Boswell, Johnson, Pepys, Anne Frank, Captain Scott, Nella Last - not to mention the fictional Adrian Mole, Charles Pooter and Bridget Jones ... Yes, the link between them all as you've probably guessed, is diaries, which seems rather appropriate considering the time of year. A new diary used to be a regular gift item each Christmas, with all the promise of the year ahead waiting to be filled in on those inviting blank pages. 

Diary entries are of course a wonderful device for novelists, allowing you to skip over the boring bits and get straight into the action on every page, as well as into the mind of the protagonist; and if you aren't great at description, it neatly lets you off that particular hook too. 

Where real people are concerned though, they provide an insight into the lives not just of both ordinary and extraordinary people caught up in the events of their age, but a glimpse of the mundane, every day existence which with the distance of time can be every bit as fascinating as the more dramatic stuff.
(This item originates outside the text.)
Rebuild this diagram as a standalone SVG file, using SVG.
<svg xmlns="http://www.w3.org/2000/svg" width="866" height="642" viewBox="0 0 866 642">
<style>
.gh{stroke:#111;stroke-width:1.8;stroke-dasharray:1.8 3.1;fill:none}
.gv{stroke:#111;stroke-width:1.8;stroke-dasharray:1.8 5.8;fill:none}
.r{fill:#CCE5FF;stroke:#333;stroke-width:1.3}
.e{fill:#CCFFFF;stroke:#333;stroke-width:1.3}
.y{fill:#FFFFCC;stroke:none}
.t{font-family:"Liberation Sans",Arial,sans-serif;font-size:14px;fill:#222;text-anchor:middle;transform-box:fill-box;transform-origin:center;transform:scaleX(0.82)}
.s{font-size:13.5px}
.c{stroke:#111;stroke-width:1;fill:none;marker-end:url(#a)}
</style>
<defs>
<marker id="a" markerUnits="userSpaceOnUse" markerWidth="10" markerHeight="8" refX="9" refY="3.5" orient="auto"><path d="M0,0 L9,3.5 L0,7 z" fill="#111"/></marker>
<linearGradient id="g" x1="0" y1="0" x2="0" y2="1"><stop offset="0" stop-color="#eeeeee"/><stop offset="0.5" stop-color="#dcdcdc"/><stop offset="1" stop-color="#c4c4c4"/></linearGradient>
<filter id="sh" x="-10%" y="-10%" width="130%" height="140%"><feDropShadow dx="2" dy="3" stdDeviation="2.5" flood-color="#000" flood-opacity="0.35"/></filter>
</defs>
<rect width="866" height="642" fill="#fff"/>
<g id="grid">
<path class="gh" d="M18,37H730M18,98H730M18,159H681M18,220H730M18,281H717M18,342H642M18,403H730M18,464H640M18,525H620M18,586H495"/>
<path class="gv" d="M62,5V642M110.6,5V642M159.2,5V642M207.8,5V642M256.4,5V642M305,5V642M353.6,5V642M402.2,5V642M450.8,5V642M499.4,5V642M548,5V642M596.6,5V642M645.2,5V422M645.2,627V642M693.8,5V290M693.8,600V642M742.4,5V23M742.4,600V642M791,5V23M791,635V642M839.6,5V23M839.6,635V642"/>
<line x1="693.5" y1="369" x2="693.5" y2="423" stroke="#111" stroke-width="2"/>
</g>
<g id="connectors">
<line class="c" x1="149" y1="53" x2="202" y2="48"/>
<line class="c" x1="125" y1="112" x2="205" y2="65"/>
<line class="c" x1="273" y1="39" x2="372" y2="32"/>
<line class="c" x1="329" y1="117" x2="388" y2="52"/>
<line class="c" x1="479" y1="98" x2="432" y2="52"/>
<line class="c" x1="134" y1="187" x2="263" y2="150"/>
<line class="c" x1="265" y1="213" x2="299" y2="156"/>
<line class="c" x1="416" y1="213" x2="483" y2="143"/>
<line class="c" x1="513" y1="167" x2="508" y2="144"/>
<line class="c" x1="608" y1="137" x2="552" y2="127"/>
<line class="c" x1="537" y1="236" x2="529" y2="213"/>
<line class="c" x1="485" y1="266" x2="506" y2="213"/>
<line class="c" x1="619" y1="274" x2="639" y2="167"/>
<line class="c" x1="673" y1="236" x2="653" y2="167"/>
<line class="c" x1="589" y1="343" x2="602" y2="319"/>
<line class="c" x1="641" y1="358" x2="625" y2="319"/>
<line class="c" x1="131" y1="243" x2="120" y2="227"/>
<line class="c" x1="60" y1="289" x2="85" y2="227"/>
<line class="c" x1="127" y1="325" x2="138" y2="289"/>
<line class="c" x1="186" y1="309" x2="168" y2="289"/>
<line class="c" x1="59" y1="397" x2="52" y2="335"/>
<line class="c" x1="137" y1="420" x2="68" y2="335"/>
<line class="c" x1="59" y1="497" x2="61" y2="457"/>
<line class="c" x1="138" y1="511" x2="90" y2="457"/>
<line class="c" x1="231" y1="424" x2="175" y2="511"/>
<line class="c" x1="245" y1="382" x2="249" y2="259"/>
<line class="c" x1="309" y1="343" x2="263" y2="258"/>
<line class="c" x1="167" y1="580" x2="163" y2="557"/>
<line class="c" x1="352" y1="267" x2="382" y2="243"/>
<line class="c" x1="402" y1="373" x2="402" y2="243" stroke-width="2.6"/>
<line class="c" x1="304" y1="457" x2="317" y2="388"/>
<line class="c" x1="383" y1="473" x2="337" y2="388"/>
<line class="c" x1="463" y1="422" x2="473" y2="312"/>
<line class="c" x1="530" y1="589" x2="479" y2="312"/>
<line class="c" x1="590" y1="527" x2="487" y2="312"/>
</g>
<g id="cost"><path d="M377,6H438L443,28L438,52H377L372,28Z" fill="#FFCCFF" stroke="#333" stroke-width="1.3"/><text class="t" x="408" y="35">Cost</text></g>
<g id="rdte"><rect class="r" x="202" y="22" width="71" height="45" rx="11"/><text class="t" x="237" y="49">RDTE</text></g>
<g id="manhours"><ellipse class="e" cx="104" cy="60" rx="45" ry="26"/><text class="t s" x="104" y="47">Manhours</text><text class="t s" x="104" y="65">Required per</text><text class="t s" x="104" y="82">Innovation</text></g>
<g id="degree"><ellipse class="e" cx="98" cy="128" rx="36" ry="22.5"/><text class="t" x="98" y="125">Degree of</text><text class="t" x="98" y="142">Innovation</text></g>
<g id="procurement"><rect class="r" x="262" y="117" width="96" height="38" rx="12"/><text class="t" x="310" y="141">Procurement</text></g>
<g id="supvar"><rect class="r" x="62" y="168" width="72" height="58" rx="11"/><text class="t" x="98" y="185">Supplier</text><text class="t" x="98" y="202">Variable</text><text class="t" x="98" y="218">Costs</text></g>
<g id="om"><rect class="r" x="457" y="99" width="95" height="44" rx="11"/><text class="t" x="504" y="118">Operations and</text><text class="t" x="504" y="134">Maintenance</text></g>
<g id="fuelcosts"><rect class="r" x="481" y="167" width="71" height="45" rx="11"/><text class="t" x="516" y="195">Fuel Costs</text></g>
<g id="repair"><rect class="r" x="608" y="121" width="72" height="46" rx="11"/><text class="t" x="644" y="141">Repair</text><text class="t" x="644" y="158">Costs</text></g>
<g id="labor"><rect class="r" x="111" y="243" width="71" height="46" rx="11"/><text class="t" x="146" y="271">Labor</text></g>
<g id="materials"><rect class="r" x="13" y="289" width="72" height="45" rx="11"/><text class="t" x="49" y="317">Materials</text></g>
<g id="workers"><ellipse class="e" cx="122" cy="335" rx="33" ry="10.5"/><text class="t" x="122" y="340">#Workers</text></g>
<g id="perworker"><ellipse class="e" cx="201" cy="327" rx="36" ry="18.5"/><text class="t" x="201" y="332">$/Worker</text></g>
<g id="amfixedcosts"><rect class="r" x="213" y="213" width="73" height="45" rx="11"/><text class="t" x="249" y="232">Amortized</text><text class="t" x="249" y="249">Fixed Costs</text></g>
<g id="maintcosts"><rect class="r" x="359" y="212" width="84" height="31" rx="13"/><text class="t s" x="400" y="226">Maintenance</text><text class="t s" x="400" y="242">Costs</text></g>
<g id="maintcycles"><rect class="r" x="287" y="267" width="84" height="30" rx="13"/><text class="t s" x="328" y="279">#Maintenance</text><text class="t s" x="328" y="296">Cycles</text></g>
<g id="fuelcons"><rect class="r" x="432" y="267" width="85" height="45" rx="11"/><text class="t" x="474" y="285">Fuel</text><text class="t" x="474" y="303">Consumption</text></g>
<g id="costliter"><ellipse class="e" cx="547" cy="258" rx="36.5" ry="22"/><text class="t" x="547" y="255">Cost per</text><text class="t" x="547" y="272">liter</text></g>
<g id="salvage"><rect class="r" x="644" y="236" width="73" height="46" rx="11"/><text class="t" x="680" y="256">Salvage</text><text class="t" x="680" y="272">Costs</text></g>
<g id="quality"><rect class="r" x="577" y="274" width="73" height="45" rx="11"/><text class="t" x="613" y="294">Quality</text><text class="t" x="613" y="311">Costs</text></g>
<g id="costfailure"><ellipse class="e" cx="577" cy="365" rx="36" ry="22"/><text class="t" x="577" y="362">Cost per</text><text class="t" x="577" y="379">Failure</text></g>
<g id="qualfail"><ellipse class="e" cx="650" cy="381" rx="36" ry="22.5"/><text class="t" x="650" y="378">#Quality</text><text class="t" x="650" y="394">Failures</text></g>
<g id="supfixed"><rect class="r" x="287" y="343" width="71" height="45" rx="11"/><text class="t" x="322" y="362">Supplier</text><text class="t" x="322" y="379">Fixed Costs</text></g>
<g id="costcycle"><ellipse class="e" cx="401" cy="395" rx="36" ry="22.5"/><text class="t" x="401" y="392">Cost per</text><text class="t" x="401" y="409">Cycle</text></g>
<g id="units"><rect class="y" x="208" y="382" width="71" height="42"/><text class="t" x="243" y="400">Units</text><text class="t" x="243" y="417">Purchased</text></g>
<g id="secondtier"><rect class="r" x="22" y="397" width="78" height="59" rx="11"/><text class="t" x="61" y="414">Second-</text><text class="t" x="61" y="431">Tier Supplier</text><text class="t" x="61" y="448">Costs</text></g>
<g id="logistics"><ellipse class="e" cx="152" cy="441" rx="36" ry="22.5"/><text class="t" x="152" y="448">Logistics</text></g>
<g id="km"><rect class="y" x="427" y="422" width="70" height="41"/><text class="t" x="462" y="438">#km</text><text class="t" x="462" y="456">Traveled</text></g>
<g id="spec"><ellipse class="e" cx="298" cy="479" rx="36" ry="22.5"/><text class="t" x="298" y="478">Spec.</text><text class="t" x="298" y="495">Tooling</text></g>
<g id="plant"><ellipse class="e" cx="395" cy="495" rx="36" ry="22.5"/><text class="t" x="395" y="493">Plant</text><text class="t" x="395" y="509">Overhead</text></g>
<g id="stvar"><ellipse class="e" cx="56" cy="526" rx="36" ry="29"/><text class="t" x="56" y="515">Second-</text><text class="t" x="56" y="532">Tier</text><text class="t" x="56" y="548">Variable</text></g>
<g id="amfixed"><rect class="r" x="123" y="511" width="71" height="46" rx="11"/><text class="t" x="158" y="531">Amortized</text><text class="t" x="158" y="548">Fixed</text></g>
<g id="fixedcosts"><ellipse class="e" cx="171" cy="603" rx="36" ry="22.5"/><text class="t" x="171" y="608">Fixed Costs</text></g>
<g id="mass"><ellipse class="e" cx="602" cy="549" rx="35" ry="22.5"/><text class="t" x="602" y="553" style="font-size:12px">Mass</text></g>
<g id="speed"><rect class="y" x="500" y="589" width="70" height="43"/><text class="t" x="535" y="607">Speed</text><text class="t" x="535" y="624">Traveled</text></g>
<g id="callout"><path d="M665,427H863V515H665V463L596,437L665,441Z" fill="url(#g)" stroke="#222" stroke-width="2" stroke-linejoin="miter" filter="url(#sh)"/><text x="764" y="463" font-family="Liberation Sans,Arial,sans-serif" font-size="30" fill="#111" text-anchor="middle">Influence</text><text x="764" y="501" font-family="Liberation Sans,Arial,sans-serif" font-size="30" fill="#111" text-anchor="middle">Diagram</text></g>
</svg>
Reading a diary is like opening a little time capsule, which will transport you through the years as well as directly into someone else's head.
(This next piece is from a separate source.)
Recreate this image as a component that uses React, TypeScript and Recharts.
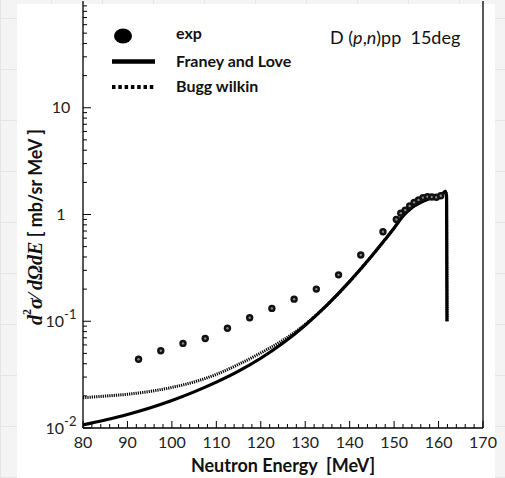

But who keeps a diary these days? Facebook, blogs and other social media seem to have taken over ... which is sad as not only will memorable entries be consigned to oblivion in the ether, but let's face it - most people are unlikely to write their deepest, most private thoughts on posts that will be shared with others. What is written will be skewed by the way you'd like to be perceived, so not as honest and truthful ... A good thing, then, that social media is a relatively recent invention: and lets not allow it to take over completely in the day-to-day recording of our lives. No matter how humdrum it may seem to you now, it might be of help to the historians of the future.
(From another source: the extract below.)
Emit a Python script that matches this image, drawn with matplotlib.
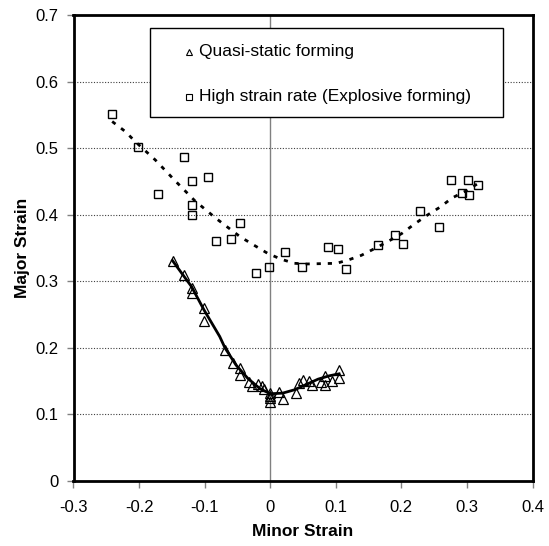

Besides, sometimes it's good to get things off your chest. You can say things in your diary you couldn't tell your best friend ...

Comments

Chris Longmuir said…
Good post. My diary is reserved for dates and appointments to keep track of what I have to do. I think the last time I used a diary for anything else was when I was a child! By the way, you're going to give yourself shoulder problems with your keyboard and monitor at those angles.Best to place your monitor directly in front of the keyboard so you don't have to turn to look at it.
Lynne Garner said…
I encourage my students to keep a diary where they see, hear, smell or taste something new. The things that go in there can be used in their writing or as a way to inspire them. I did it one year and every so often I go back to that diary and it brings back sights, sounds and smells I'd forgotten about. For example how the early morning frost had melted on the park grass but still covered the ground under the trees and the line of the frost mirrored that of the tree line.
Umberto Tosi said…
I absolutely agree, Karen. Nothing can interrupt the creative flow of pen and ink - no red-squiggly-spellchecker underlinings to kick me into dullsville editor-mode for one thing. Nothing beats pen-and-ink for journaling. Take, for another example, the masterpiece I recently inked on plain-lined paper! Too bad I can't read my own handwriting. :D
misha said…
The brain seems to work differently when you are using pen and paper and there is something very powerful in writing down thoughts and feelings. I no longer keep a conventional diary, but I do note down the good things that have happened each day, however trivial, and would say that this exercise has a definite effect on my mood and attitude. Can't recommend it highly enough.